Akademik Veri Yönetim Sistemi
SCIENTIFIC REPORTS, cilt.15, sa.1, 2025 (SCI-Expanded, Scopus)
In this study as a renewable resorce, silk sericin (SS), a protein surrounding fibroin fibers in silk, was chemically modified with various amines (e.g., methylamine, butylamine) to improve its functional properties. These modifications, which included nucleophilic substitution reactions, improved its thermal stability, mechanical strength, and biological activity by substituting primary amine groups in place of hydroxyl ions in the structure. Modified SS (M-SS) was then used to produce nanofiber membranes via coaxial electrospinning. In this process, polyvinyl alcohol (PVA) served as the hydrophilic and SS/M-SS carrier polymer to delay biodegradation, while hydrophobic polylactic acid (PLA) and polycaprolactone (PCL) formed the shell to enhance mechanical strength and provide minimum adhesion to wounded tissues. This technique enabled the stable fabrication of core-shell nanofibers containing SS/M-SS, which are typically difficult to electrospin alone.

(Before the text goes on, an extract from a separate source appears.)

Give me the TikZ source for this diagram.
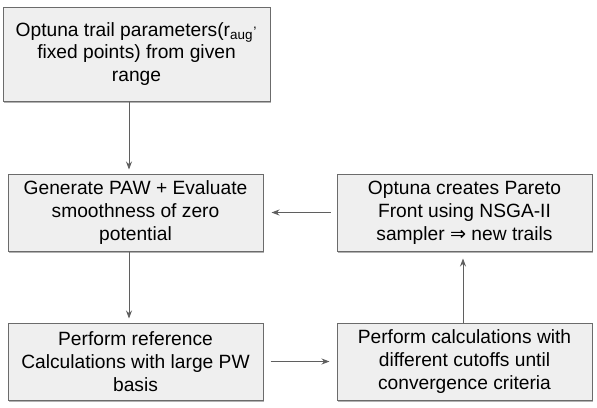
\documentclass[tikz,border=0pt]{standalone}
\usepackage{fontspec}
\setmainfont{Liberation Sans}
\newfontfamily\symfont{DejaVu Sans}
\usetikzlibrary{arrows.meta,shadows}
\definecolor{boxfill}{HTML}{EFEFEF}
\definecolor{boxline}{HTML}{6B6B6B}
\definecolor{arrowc}{HTML}{5F5F5F}
\tikzset{
 flowbox/.style={draw=boxline, line width=1pt, fill=boxfill, align=center,
   font=\fontsize{19.2}{22.8}\selectfont, inner sep=0pt,
   drop shadow={shadow xshift=1pt, shadow yshift=-1.5pt, fill=black, opacity=0.3}},
 flowarrow/.style={draw=arrowc, line width=0.9pt, -{Stealth[length=8pt,width=6pt]}}
}
\begin{document}
\begin{tikzpicture}[x=1pt,y=-1pt]
\useasboundingbox[fill=white] (0,0) rectangle (597,407);
\node[flowbox, minimum width=267pt, minimum height=94pt] (b1) at (136.5,54)
  {Optuna trail parameters(r\textsubscript{aug}\textsuperscript{,}\\fixed points) from given\\range};
\node[flowbox, minimum width=255pt, minimum height=77pt] (b2) at (135.5,212.5)
  {Generate PAW + Evaluate\\smoothness of zero\\potential};
\node[flowbox, minimum width=255pt, minimum height=77pt] (b3) at (464.5,212.5)
  {Optuna creates Pareto\\Front using NSGA-II\\sampler {\symfont ⇒} new trails};
\node[flowbox, minimum width=255pt, minimum height=77pt] (b4) at (135.5,361.5)
  {Perform reference\\Calculations with large PW\\basis};
\node[flowbox, minimum width=255pt, minimum height=77pt] (b5) at (464.5,361.5)
  {Perform calculations with\\different cutoffs until\\convergence criteria};
\coordinate (ax) at (129,0);
\coordinate (bx) at (463,0);
\draw[flowarrow, shorten >=4pt] (b1.south -| ax) -- (b2.north -| ax);
\draw[flowarrow, shorten >=4pt] (b2.south -| ax) -- (b4.north -| ax);
\draw[flowarrow, shorten <=6pt, shorten >=8pt] (b3.west) -- (b2.east);
\draw[flowarrow, shorten <=7pt, shorten >=7pt] (b4.east) -- (b5.west);
\draw[flowarrow, shorten >=7pt] (b5.north -| bx) -- (b3.south -| bx);
\end{tikzpicture}
\end{document}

Among the M-SS variants, methylamine-modified sericin (SMAT) yielded nanofibers with the highest tensile strength (0.673 MPa) and 6.44% elongation. The highest thermal resistance was observed in methylamine (SNF7) and butylamine (SNF9) modifications, with SNF7 showing 5% mass loss at 250 degrees C. The lowest resistance was seen in benzylamine-modified fibers (SNF11) at 220 degrees C. SNF9 also exhibited the highest cell viability, indicating its potential for biomedical applications.